Fatoumata Jaiteh changemaking

We Are Tommies – Fatoumata Jaiteh ’19

Looking around the maternity care room at an advanced, well-developed hospital in The Gambia, senior Fatoumata Jaiteh knew things were wrong: Too many mothers and their children were packed in together, and the women lacked resources for a healthy start for them and their newborns.

Jaiteh was visiting Farfenni General Hospital in rural Gambia, West Africa, in the summer of 2017. She easily could have left the situation with just that observation during her two-month visit to her parents’ homeland; instead, she’s doing something about it.

“I have the tools to be able to address this issue,” she said of her thoughts at the time.

Upon returning to St. Thomas, Jaiteh started a nonprofit, From Mother to You, dedicated to pulling together the resources Gambian mothers need in their children’s early months of life – everything from clothing to diapers and wipes, to cleaning materials for bottles. Drawing on the knowledge she gained in her biology and global health classes as a double major at St. Thomas' College of Arts and Sciences, Jaiteh had the confidence to develop an informed course of action to make an impact on a problem close to her heart.

Almost all of Jaiteh’s extended family still resides in The Gambia, where the infant mortality rate is more than 10 times higher and the maternal mortality rate is more than 50 times higher than in the United States​.
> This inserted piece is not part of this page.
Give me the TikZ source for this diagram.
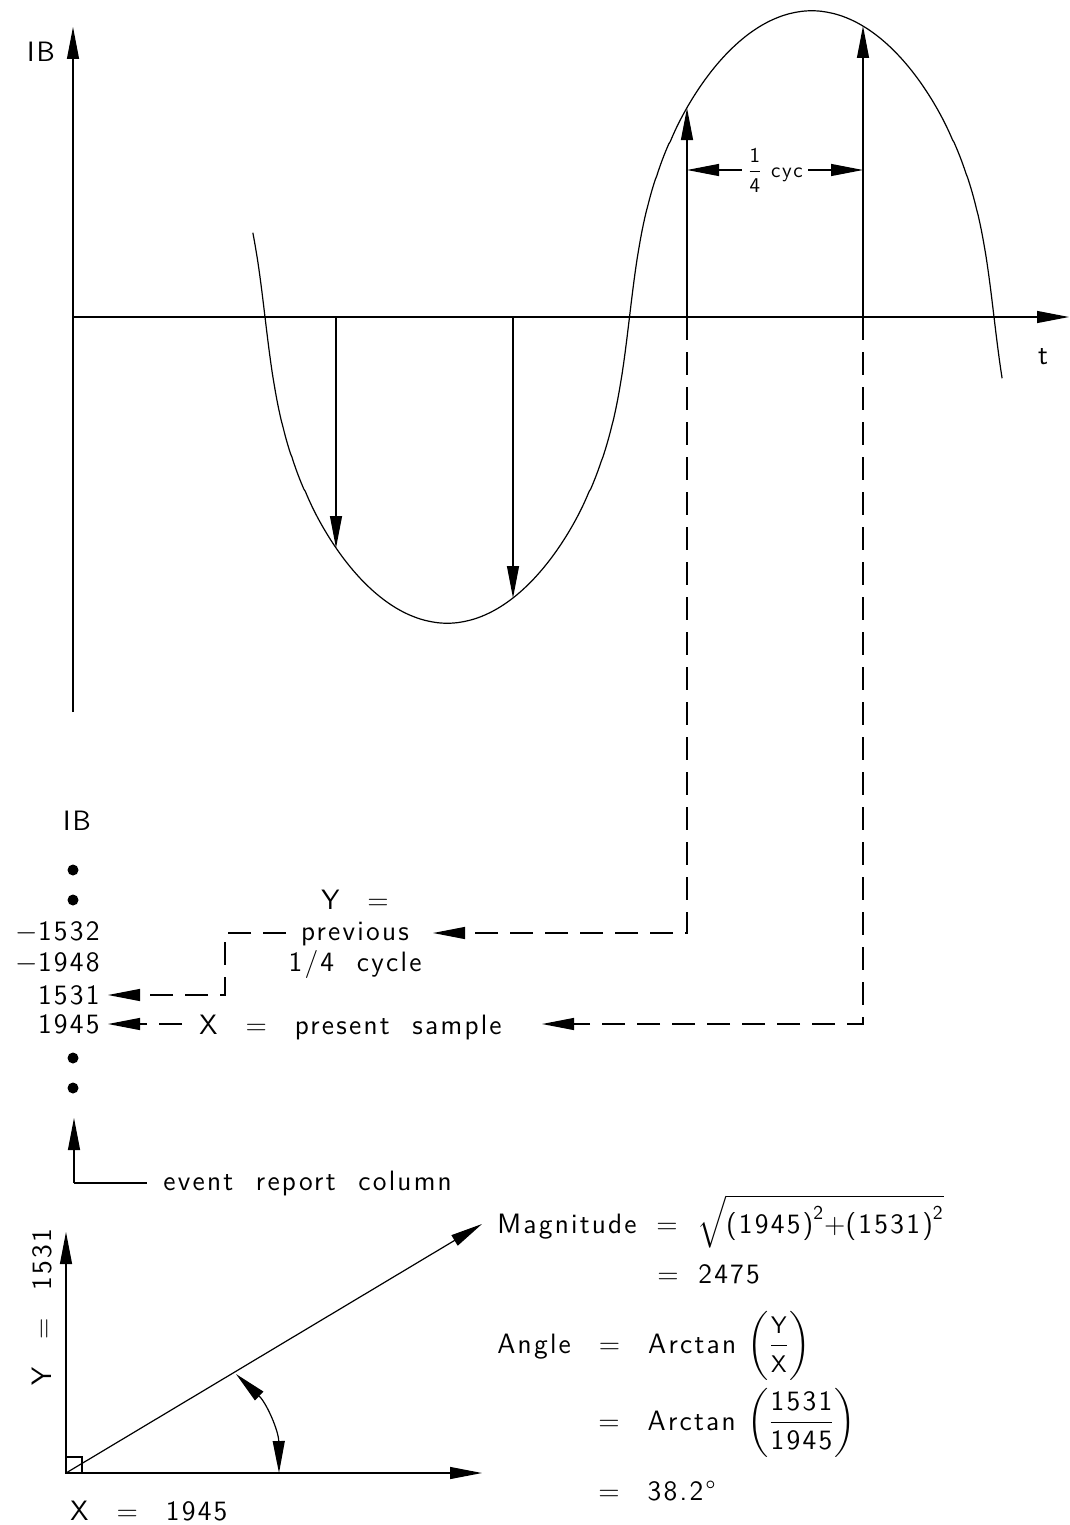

She points to the Gambian values of communal care and collaboration her parents raised her with as key to sparking her desire to help make a positive impact.

“It’s all meshing together: my passion of wanting to help people, trying to take something that’s structured from my education, and mixing those together so it’s more performative and has the backing of evidence,” Jaiteh said. “We need some sort of [maternity care] system to raise the overall health of the nation. It works in many places and could work there, too.”

As her efforts have solidified into action and drawn support from the St. Thomas and continued collaboration with the local Gambian community, Jaiteh was featured in a 2018 St. Thomas student documentary as part of the Changemaker Film Festival. Students voted the video featuring her as the festival’s winner. The festival was an extension of St. Thomas’ status as a designated Changemaker Campus through Ashoka U, a global consortium working to inspire a culture of social innovation in higher education.

She was also one of 11 St. Thomas students who attended the Clinton Global Initiative University (CGI U) in Washington, D.C., last fall to present her problem-solving idea. Each year, CGI U hosts a meeting where students, university representatives and experts meet to develop innovative solutions to pressing global challenges.

“She has learned that in order to be that person who practices changemaking, you can’t do it alone,” said Manuela Hill-Munoz, program manager and changemaking director of student engagement for St. Thomas’ Center for the Common Good. “You have to have these soft skills of seeking empathy, learning to walk with a community, building those relationships. She has developed those through different leadership programs, different roles and groups, and her classes.”

Add everything up and it’s no surprise the St. Thomas community voted Jaiteh as one of three finalists for the Tommie Award, given annually by votes of students, faculty and staff to the senior who best represents the ideals of St. Thomas Aquinas through scholarship, leadership and campus involvement.